Calvin College, with almost 4,000 students, is one of the nation's largest Christian colleges. Photo via fb.com
In response to declining enrollment, a local college is offering retirement buyouts to faculty and staff.
Calvin College President Michael Le Roy said on Feb. 17 the college will offer a one-time “voluntary retirement incentive program” to faculty and staff members who are 60 or older and have worked at the college in a half-time or greater role for at least 10 years.
The move allows those who accept the incentive to retire with one week of pay for each year of service, with a minimum of 26 weeks. In other words, those who have worked at Calvin for 10 years would receive 26 weeks of pay, and those who have worked at Calvin for 30 years would collect 30 weeks of pay.
Additionally, those who take the buyout may enroll in the retiree health plan, if eligible, and will retain tuition remission benefits for their dependent children.
Le Roy said in a letter to staff and faculty that through these incentives, Calvin intends “to respect the significant contributions to the college that have been made by the prospective program participants.”
So far, the response from faculty and staff has been positive, according to Todd Hubers, VP of people, strategy and technology, Calvin College.
“We have received positive feedback from employees, so we are hopeful it will be a good strategy for the college and for faculty and staff,” Hubers said.
Staff members who take the buyout will retire on June 30. To give the college time to secure their replacements, faculty members who choose retirement will continue to teach through the 2017-18 academic year and retire by Aug. 31, 2018.
According to an article in Calvin’s student newspaper, Chimes, Provost Cheryl Brandsen said Calvin aims to reduce the number of staff members, but the college will replace faculty members who take the incentive and assign the new hires to the academic area with the “greatest need.”

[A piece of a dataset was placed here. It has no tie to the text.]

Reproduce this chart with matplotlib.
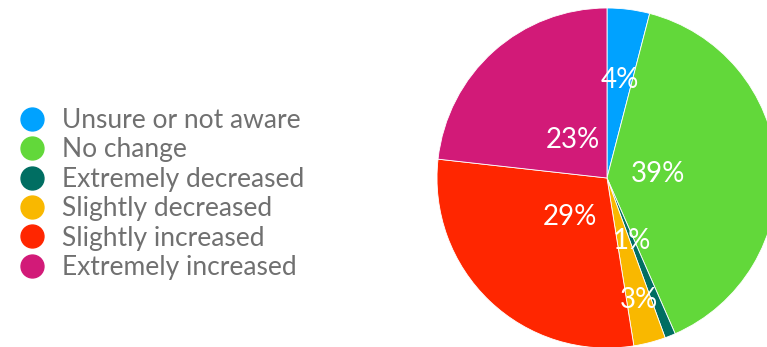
import numpy as np
import matplotlib.pyplot as plt
from matplotlib.lines import Line2D

categories = ['Unsure or not aware', 'No change', 'Extremely decreased',
              'Slightly decreased', 'Slightly increased', 'Extremely increased']
shares = [4, 39, 1, 3, 29, 23]
colors = ['#00a2ff', '#62d83a', '#006e62', '#f9b800', '#ff2600', '#d21a78']

# how far out along each wedge the percentage sits (fraction of radius)
label_radius = [0.58, 0.30, 0.40, 0.74, 0.32, 0.30]

plt.rcParams['font.family'] = ['Lato', 'DejaVu Sans']

fig = plt.figure(figsize=(7.67, 3.47), dpi=100)

# pie: centre at (607, 178) px, radius 170 px
ax = fig.add_axes([437 / 767, -1 / 347, 340 / 767, 340 / 347])
wedges, _ = ax.pie(shares, colors=colors, startangle=90, counterclock=False,
                   radius=1, wedgeprops=dict(edgecolor='white', linewidth=0.6))
ax.set_xlim(-1, 1)
ax.set_ylim(-1, 1)
ax.set_aspect('equal')
ax.axis('off')

for w, val, r in zip(wedges, shares, label_radius):
    mid = np.deg2rad((w.theta1 + w.theta2) / 2)
    ax.text(r * np.cos(mid), r * np.sin(mid), f'{val}%', color='white',
            fontsize=20, ha='center', va='center')

handles = [Line2D([], [], marker='o', linestyle='none', markersize=16.5,
                  markerfacecolor=c, markeredgecolor=c) for c in colors]
leg = fig.legend(handles, categories, loc='center left',
                 bbox_to_anchor=(19 / 767, (347 - 194) / 347), frameon=False,
                 fontsize=19, labelspacing=0.165, handletextpad=0.64,
                 borderpad=0, borderaxespad=0, handlelength=1.0)
for t in leg.get_texts():
    t.set_color('#707070')

fig.savefig('out.png', dpi=100)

She indicated the college will reduce faculty costs by hiring assistant professors to replace full professors.
Le Roy said in the letter the program will “potentially reduce the number of future involuntary staffing reductions.”
Hubers said the school doesn’t have a minimum threshold of retirees in mind for the program. However, it does aim to reduce personnel costs, which comprise 50 to 60 percent of the college’s budget.
“As enrollment has decreased the last three years, the budget has gotten tighter, and we’re at a point where we need more budget flexibility,” Hubers said.
Freshmen enrollment numbers have declined over the past several years. In 2013, about 1,000 first-time students enrolled at Calvin. By 2016, that number dropped to 910.
Hubers said the college is planning for about 910 first-time students in 2017-18, plus about 75 transfer students.
“The demographic trend in the Midwest is a number of private and four-year colleges are experiencing this enrollment shift, because there aren’t as many 18-year-olds due to a population decline in the state of Michigan,” Hubers said.